[Propertalk] 1 Advent c Part 1

Robert P Morrison robertpmorrison at charter.net
Sat Nov 28 16:28:32 EST 2015


This was put together in stages, so here's part 1. Part 2 will follow.
Bob

	THE ESPISCOPAL CHURCH OF ST. ALBAN, ALBANY 1 ADVENT C 

	JEREMIAH 33:14-16  29th NOVEMBER, 2015 

	1 THESSALONIANS 3:9-13 PSALM 25:1-9 

	LUKE 21:25-36 

	 A couple of weeks ago, I paused, unexpectedly, during the Prayer of
Humble Access, the first collect in the Eucharistic Liturgy. I can’t
tell how long the pause was, I didn’t time it. I didn’t look at
you. I don’t know what you were thinking, how you were reacting. I
DID get a couple of comments later, asking if I were all right. 

	 It’s funny how silence does that, especially if the silence
hasn’t been telegraphed, if people are unprepared. If it had been a
split second, even a whole second, possibly no one would have noticed.
Our brains would have dealt with it and blotted it out from what we
think we heard. But if, without warning, the silence continues. If,
without a letter, a phone call, a text message or an e-mail; if,
without warning, silence spreads out over multiple seconds, we may
begin to shift our positions. 

	 Back on the Monday after the attacks in Paris, at noon, there was a
minute of silence throughout the city during which everything
non-essential was asked to halt, to cease making sound for sixty
seconds, as a way of giving tribute to those killed. A reporter on the
radio described the scene in the hospital right across the street from
the bar where some of the killing occurred. “Nurses and doctors at
this hospital were among those having drinks across the street on
Friday when one of the gunmen opened fire. Fifteen people died, with
10 more seriously injured.” On the Monday, noon came, the people in
the E.R. halted non-urgent work, and the silence began. One minute.
Then two. Then three. Then six. “It was as is no one wanted this
moment to end. 

	 “Eventually, after eight minutes, people begin applauding. 

	 “And somewhere at the back, a man’s voice begins to recite
poetry. I find out later the words are by the Senegalese poet Birago
Diop. You can’t hear everything from our place at the front of the
crowd. But you can hear this: 

	 The dead are not under the ground
 They are in the fire that goes out
 They are in the grass that cries
 They are in the rock that moans
 They are in the forest, they are in the residency.
 The dead are not dead.” 1 

	 Silence can be incredibly pregnant. It can be incredibly enriching.
It can help us to get in touch with what is deep within us. It may be
a fear, as many in Paris, and in every country in the Middle East, and
in Kenya, and far too many other countries. What we encounter may be
joy, as we remember some unbelievably exciting event. What we meet may
be hollow or empty, as we discover a great longing for something. Or
it may be, as those medical personnel found, it may be some word, some
scent, some image, perhaps something held in common, which reminds us
that, as desperate as the silence appears, “The dead are not
dead.” 

	 Out of the silence came life. 

	 Silence. We need it. But we can hate it. 
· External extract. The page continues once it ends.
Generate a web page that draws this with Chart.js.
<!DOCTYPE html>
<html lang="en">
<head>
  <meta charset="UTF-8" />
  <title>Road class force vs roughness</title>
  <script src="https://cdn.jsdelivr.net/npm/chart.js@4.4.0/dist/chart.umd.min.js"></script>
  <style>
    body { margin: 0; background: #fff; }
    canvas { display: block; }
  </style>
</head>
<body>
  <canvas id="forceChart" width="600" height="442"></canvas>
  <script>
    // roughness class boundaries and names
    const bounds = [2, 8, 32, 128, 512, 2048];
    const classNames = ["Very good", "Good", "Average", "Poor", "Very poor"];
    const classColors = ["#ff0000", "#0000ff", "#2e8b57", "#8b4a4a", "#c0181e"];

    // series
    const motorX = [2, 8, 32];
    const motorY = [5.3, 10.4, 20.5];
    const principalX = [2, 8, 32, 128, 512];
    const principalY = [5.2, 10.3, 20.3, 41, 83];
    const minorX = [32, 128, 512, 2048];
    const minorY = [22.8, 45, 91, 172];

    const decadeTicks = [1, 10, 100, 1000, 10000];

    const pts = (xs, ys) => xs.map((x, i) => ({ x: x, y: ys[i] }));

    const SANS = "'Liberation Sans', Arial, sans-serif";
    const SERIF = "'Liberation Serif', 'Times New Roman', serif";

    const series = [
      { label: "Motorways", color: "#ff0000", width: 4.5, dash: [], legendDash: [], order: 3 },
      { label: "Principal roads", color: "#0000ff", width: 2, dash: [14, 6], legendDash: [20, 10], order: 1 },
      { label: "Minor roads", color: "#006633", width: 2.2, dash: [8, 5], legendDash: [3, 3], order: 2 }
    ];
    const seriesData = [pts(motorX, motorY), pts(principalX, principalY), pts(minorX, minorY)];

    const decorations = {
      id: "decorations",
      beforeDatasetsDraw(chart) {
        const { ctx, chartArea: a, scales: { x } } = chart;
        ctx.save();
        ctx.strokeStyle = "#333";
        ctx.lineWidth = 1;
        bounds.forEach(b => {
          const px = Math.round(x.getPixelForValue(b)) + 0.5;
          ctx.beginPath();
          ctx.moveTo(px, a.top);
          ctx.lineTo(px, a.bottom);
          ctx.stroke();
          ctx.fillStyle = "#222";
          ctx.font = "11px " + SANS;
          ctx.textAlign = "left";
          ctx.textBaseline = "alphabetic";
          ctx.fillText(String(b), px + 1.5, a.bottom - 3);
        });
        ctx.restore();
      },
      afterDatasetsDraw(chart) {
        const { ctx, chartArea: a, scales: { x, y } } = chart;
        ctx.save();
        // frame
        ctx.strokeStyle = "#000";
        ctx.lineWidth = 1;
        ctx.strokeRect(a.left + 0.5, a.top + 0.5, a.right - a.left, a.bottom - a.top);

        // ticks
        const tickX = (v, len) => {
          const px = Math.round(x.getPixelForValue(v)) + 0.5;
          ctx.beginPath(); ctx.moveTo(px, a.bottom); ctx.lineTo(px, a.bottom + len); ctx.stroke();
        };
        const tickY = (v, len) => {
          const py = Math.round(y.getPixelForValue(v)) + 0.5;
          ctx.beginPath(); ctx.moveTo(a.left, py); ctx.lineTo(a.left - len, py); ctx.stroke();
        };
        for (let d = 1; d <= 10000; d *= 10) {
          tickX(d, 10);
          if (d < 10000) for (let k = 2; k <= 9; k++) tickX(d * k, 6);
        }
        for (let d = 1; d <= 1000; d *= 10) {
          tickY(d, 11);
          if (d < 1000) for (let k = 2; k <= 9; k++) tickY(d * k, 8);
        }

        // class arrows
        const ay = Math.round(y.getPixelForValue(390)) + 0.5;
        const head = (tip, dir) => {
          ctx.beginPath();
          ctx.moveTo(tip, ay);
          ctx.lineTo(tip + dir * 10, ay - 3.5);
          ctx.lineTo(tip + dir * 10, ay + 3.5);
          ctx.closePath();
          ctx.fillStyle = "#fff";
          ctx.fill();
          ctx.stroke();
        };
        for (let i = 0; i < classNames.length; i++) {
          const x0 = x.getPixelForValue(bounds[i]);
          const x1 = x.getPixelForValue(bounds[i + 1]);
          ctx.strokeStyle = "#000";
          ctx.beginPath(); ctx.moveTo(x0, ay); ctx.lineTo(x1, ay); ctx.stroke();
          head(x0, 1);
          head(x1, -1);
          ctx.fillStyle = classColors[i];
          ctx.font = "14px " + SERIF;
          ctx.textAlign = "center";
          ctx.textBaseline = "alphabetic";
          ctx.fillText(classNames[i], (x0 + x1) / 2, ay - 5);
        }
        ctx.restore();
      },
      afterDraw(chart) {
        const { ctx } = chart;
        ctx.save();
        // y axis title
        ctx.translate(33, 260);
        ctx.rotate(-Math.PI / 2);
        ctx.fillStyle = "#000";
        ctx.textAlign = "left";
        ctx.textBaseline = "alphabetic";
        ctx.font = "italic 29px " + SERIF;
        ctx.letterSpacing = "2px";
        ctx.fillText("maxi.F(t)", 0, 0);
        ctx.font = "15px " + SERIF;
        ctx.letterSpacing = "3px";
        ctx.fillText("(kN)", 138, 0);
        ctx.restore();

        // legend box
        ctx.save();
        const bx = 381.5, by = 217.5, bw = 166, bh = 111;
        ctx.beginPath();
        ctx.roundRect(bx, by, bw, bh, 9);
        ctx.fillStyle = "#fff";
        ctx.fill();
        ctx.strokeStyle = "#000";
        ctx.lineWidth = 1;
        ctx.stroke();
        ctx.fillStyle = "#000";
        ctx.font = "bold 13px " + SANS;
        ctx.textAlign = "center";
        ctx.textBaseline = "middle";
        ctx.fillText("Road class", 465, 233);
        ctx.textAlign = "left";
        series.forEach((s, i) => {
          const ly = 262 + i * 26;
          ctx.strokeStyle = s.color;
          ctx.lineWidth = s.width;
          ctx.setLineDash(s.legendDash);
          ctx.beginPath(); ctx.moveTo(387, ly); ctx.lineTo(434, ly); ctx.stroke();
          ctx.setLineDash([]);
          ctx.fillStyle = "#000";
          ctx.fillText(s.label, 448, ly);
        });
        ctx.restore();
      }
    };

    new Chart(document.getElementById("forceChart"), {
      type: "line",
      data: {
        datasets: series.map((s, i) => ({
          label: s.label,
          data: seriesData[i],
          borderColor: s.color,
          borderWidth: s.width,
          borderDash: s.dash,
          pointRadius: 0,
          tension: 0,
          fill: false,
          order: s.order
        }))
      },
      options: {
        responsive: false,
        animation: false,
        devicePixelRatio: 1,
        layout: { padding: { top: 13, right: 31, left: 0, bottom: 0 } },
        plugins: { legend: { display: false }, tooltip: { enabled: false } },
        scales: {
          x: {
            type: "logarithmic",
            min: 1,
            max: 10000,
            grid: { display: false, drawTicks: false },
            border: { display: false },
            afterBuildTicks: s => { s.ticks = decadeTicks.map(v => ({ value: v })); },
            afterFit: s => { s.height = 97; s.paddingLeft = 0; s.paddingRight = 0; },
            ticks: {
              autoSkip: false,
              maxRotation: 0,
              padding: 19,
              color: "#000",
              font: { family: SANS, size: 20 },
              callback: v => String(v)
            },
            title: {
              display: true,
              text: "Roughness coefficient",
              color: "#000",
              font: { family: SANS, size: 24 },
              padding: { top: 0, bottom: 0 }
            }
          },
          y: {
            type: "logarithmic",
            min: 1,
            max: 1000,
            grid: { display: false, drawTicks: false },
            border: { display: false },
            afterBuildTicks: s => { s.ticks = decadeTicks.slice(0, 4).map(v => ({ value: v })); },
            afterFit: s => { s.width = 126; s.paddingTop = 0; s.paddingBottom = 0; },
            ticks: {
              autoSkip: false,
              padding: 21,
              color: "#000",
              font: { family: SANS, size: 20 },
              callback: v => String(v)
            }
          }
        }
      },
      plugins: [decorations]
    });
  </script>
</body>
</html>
	 Our entry through Advent’s door, however, asks us to confront this
sense of anticipation by dealing with the things which disturb, which
frighten us. 

	 Suzanne Guthrie wrote a question which many of us may think, but few
may be willing to express out loud. “Why does the new year begin
with dread, darkness, portents in the sky: the sun darkened, the moon
obscured, stars falling, the heavens shaken? Why does the new year
begin with the ultimate ending: the end of life, the end of the world,
the end of time itself?” 2 

	 One possible answer to this is that, like silence, we tend not to
like to think about the so-called “End Times” too much. Yet this
isn’t something that’s totally missing from some groups within
Christianity. It certainly wasn’t absent in the hundred-plus years
after the death and resurrection of Jesus. That’s how we were given
many parts of our New Covenant material. And for the same reason we
read them this morning. For the same reason that many groups dwell on
them. It may seem easier to deal with thought about chaotic and
out-of-control events leading up to Jesus’ return to earth than it
is to try to find some sort of an answer to the terrible increase in
terrorism, to disease, to hunger, to loneliness. 

	 In fact, within the last couple of weeks, leaders prominent at the
conservative end of the Christian Church spectrum stated quite
categorically after the Paris attacks, “We haven’t seen anything
yet.” The implication is that the more bold extremists become, the
more indiscriminate and wide-spread their attacks, the closer we move
towards the second coming of Jesus. And they seemed happy about this.
I don’t know if it’s died down any but ten or twenty years ago,
some people were actually promoting the idea of warfare in Israel and
the Middle East because it signaled that everything was wrapping up.